>>>>>

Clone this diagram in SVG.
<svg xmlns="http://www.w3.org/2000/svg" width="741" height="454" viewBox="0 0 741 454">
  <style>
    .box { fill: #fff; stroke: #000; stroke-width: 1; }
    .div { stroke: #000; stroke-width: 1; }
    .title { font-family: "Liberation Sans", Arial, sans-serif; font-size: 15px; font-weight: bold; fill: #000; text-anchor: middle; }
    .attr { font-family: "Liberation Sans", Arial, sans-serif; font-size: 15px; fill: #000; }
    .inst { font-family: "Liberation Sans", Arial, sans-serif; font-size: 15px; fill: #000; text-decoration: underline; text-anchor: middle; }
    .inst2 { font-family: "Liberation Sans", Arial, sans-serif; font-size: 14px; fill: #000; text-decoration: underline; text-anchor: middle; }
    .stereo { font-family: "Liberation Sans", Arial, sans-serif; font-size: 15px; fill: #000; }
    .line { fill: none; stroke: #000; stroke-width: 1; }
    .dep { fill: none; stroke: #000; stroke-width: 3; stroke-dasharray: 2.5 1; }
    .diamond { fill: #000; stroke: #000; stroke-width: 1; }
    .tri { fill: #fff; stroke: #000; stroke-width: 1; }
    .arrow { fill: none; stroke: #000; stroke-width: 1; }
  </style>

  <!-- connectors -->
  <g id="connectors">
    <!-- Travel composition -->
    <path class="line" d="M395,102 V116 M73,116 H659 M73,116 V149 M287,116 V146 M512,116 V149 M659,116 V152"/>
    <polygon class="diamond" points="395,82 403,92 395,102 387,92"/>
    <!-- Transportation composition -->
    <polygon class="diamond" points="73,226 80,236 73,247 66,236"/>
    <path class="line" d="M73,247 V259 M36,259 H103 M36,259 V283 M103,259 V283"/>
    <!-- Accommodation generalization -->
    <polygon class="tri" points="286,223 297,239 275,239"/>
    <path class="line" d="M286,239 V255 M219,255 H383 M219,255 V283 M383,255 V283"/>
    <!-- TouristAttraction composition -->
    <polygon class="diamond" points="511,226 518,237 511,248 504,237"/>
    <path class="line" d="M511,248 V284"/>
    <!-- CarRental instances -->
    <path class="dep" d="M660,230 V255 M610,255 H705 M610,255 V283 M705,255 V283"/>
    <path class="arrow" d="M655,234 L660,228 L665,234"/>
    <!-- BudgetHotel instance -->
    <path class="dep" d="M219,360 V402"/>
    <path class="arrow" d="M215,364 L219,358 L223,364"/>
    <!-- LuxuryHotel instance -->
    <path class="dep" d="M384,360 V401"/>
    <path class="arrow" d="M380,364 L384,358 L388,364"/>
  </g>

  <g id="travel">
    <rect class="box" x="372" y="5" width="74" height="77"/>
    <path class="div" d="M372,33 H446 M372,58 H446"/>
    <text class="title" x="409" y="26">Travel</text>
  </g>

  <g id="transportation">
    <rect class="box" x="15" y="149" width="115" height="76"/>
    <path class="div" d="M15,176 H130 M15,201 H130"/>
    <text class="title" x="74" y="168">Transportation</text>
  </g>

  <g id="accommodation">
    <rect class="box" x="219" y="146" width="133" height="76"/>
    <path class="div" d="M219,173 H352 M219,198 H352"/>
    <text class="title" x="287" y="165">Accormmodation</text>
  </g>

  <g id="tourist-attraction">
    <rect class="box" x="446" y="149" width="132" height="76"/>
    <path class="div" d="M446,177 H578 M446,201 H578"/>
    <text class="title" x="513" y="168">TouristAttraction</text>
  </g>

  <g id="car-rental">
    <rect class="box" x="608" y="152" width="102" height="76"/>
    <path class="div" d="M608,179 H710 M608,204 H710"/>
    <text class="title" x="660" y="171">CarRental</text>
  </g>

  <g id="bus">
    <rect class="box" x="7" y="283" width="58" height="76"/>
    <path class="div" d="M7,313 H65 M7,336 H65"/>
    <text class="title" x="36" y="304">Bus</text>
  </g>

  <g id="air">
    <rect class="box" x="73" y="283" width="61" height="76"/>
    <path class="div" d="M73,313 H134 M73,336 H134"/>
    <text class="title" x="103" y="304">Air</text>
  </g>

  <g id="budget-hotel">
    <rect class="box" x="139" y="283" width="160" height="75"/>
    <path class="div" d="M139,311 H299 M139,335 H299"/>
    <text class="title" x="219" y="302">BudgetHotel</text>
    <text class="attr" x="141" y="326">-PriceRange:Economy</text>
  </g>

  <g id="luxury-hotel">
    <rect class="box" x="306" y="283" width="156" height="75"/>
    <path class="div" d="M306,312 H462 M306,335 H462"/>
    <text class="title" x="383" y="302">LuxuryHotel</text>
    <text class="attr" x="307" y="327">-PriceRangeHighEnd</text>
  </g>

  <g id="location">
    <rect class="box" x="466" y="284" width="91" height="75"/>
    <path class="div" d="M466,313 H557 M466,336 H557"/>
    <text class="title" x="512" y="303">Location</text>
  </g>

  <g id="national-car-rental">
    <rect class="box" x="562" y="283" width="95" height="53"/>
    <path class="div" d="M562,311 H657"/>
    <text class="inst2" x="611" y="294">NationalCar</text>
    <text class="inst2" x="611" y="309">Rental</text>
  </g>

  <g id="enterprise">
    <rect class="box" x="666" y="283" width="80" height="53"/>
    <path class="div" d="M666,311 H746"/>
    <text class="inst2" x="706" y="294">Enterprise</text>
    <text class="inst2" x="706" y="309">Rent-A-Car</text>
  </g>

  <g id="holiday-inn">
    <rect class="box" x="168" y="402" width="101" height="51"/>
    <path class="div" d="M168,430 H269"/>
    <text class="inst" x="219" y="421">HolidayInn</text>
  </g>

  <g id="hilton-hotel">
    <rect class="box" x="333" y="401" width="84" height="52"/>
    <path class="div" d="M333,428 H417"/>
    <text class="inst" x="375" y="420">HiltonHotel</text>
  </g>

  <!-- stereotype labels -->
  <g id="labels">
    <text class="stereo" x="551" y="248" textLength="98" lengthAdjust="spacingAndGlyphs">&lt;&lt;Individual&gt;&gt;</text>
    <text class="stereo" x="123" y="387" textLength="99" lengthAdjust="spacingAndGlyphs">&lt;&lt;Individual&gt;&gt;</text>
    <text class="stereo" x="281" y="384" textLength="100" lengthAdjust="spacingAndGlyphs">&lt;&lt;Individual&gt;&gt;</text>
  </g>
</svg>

<<<<<

> [WRITTEN INSTRUCTION]: Go through the listing and copy all of it exactly.

> [CORRECT OUTPUT]:
Clone this diagram in SVG.
<svg xmlns="http://www.w3.org/2000/svg" width="741" height="454" viewBox="0 0 741 454">
  <style>
    .box { fill: #fff; stroke: #000; stroke-width: 1; }
    .div { stroke: #000; stroke-width: 1; }
    .title { font-family: "Liberation Sans", Arial, sans-serif; font-size: 15px; font-weight: bold; fill: #000; text-anchor: middle; }
    .attr { font-family: "Liberation Sans", Arial, sans-serif; font-size: 15px; fill: #000; }
    .inst { font-family: "Liberation Sans", Arial, sans-serif; font-size: 15px; fill: #000; text-decoration: underline; text-anchor: middle; }
    .inst2 { font-family: "Liberation Sans", Arial, sans-serif; font-size: 14px; fill: #000; text-decoration: underline; text-anchor: middle; }
    .stereo { font-family: "Liberation Sans", Arial, sans-serif; font-size: 15px; fill: #000; }
    .line { fill: none; stroke: #000; stroke-width: 1; }
    .dep { fill: none; stroke: #000; stroke-width: 3; stroke-dasharray: 2.5 1; }
    .diamond { fill: #000; stroke: #000; stroke-width: 1; }
    .tri { fill: #fff; stroke: #000; stroke-width: 1; }
    .arrow { fill: none; stroke: #000; stroke-width: 1; }
  </style>

  <!-- connectors -->
  <g id="connectors">
    <!-- Travel composition -->
    <path class="line" d="M395,102 V116 M73,116 H659 M73,116 V149 M287,116 V146 M512,116 V149 M659,116 V152"/>
    <polygon class="diamond" points="395,82 403,92 395,102 387,92"/>
    <!-- Transportation composition -->
    <polygon class="diamond" points="73,226 80,236 73,247 66,236"/>
    <path class="line" d="M73,247 V259 M36,259 H103 M36,259 V283 M103,259 V283"/>
    <!-- Accommodation generalization -->
    <polygon class="tri" points="286,223 297,239 275,239"/>
    <path class="line" d="M286,239 V255 M219,255 H383 M219,255 V283 M383,255 V283"/>
    <!-- TouristAttraction composition -->
    <polygon class="diamond" points="511,226 518,237 511,248 504,237"/>
    <path class="line" d="M511,248 V284"/>
    <!-- CarRental instances -->
    <path class="dep" d="M660,230 V255 M610,255 H705 M610,255 V283 M705,255 V283"/>
    <path class="arrow" d="M655,234 L660,228 L665,234"/>
    <!-- BudgetHotel instance -->
    <path class="dep" d="M219,360 V402"/>
    <path class="arrow" d="M215,364 L219,358 L223,364"/>
    <!-- LuxuryHotel instance -->
    <path class="dep" d="M384,360 V401"/>
    <path class="arrow" d="M380,364 L384,358 L388,364"/>
  </g>

  <g id="travel">
    <rect class="box" x="372" y="5" width="74" height="77"/>
    <path class="div" d="M372,33 H446 M372,58 H446"/>
    <text class="title" x="409" y="26">Travel</text>
  </g>

  <g id="transportation">
    <rect class="box" x="15" y="149" width="115" height="76"/>
    <path class="div" d="M15,176 H130 M15,201 H130"/>
    <text class="title" x="74" y="168">Transportation</text>
  </g>

  <g id="accommodation">
    <rect class="box" x="219" y="146" width="133" height="76"/>
    <path class="div" d="M219,173 H352 M219,198 H352"/>
    <text class="title" x="287" y="165">Accormmodation</text>
  </g>

  <g id="tourist-attraction">
    <rect class="box" x="446" y="149" width="132" height="76"/>
    <path class="div" d="M446,177 H578 M446,201 H578"/>
    <text class="title" x="513" y="168">TouristAttraction</text>
  </g>

  <g id="car-rental">
    <rect class="box" x="608" y="152" width="102" height="76"/>
    <path class="div" d="M608,179 H710 M608,204 H710"/>
    <text class="title" x="660" y="171">CarRental</text>
  </g>

  <g id="bus">
    <rect class="box" x="7" y="283" width="58" height="76"/>
    <path class="div" d="M7,313 H65 M7,336 H65"/>
    <text class="title" x="36" y="304">Bus</text>
  </g>

  <g id="air">
    <rect class="box" x="73" y="283" width="61" height="76"/>
    <path class="div" d="M73,313 H134 M73,336 H134"/>
    <text class="title" x="103" y="304">Air</text>
  </g>

  <g id="budget-hotel">
    <rect class="box" x="139" y="283" width="160" height="75"/>
    <path class="div" d="M139,311 H299 M139,335 H299"/>
    <text class="title" x="219" y="302">BudgetHotel</text>
    <text class="attr" x="141" y="326">-PriceRange:Economy</text>
  </g>

  <g id="luxury-hotel">
    <rect class="box" x="306" y="283" width="156" height="75"/>
    <path class="div" d="M306,312 H462 M306,335 H462"/>
    <text class="title" x="383" y="302">LuxuryHotel</text>
    <text class="attr" x="307" y="327">-PriceRangeHighEnd</text>
  </g>

  <g id="location">
    <rect class="box" x="466" y="284" width="91" height="75"/>
    <path class="div" d="M466,313 H557 M466,336 H557"/>
    <text class="title" x="512" y="303">Location</text>
  </g>

  <g id="national-car-rental">
    <rect class="box" x="562" y="283" width="95" height="53"/>
    <path class="div" d="M562,311 H657"/>
    <text class="inst2" x="611" y="294">NationalCar</text>
    <text class="inst2" x="611" y="309">Rental</text>
  </g>

  <g id="enterprise">
    <rect class="box" x="666" y="283" width="80" height="53"/>
    <path class="div" d="M666,311 H746"/>
    <text class="inst2" x="706" y="294">Enterprise</text>
    <text class="inst2" x="706" y="309">Rent-A-Car</text>
  </g>

  <g id="holiday-inn">
    <rect class="box" x="168" y="402" width="101" height="51"/>
    <path class="div" d="M168,430 H269"/>
    <text class="inst" x="219" y="421">HolidayInn</text>
  </g>

  <g id="hilton-hotel">
    <rect class="box" x="333" y="401" width="84" height="52"/>
    <path class="div" d="M333,428 H417"/>
    <text class="inst" x="375" y="420">HiltonHotel</text>
  </g>

  <!-- stereotype labels -->
  <g id="labels">
    <text class="stereo" x="551" y="248" textLength="98" lengthAdjust="spacingAndGlyphs">&lt;&lt;Individual&gt;&gt;</text>
    <text class="stereo" x="123" y="387" textLength="99" lengthAdjust="spacingAndGlyphs">&lt;&lt;Individual&gt;&gt;</text>
    <text class="stereo" x="281" y="384" textLength="100" lengthAdjust="spacingAndGlyphs">&lt;&lt;Individual&gt;&gt;</text>
  </g>
</svg>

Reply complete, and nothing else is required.